For this reason, and in order to mark the distinction between these books which are really mine—my own in thought, in spirit, in teaching—and those which I have produced, sorely against my will, to satisfy editors, I propose in future to add the words, “A Hill-top Novel,” to every one of my stories which I write of my own accord, simply and solely for the sake of embodying and enforcing my own opinions.
Not that, as critics have sometimes supposed me to mean, I ever wrote a line, even in fiction, contrary to my own profound beliefs. I have never said a thing I did not think: but I have sometimes had to abstain from saying many things I did think. When I wished to purvey strong meat for men, I was condemned to provide milk for babes. In the Hill-top Novels, I hope to reverse all that—to say my say in my own way, representing the world as it appears to me, not as editors and formalists would like me to represent it.
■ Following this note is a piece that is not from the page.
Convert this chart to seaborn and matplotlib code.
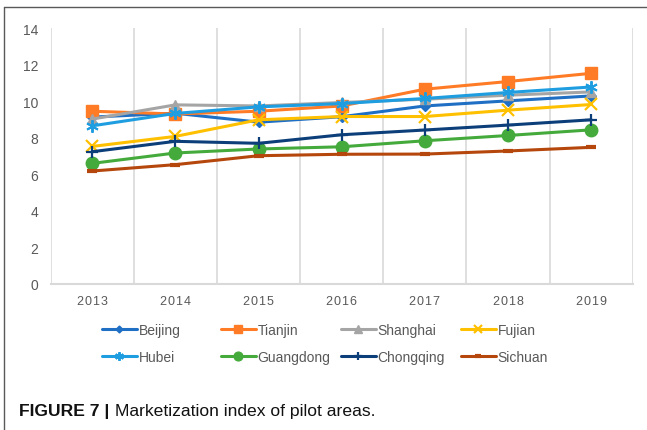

The Hill-top Novels, however, will not constitute, in the ordinary sense, a series. I shall add the name, as a Trade Mark, to any story, by whomsoever published, which I have written as the expression of my own individuality. Nor will they necessarily appear in the first instance in volume form. If ever I should be lucky enough to find an editor sufficiently bold and sufficiently righteous to venture upon running a Hill-top Novel as a serial through his columns, I will gladly embrace that mode of publication. But while editors remain as pusillanimous and as careless of moral progress as they are at present, I have little hope that I shall persuade any one of them to accept a work written with a single eye to the enlightenment and bettering of humanity.
Whenever, therefore, in future, the words “A Hill-top Novel” appear upon the title-page of a book by me, the reader who cares for truth and righteousness may take it for granted that the book represents my own original thinking, whether good or bad, on some important point in human society or human evolution.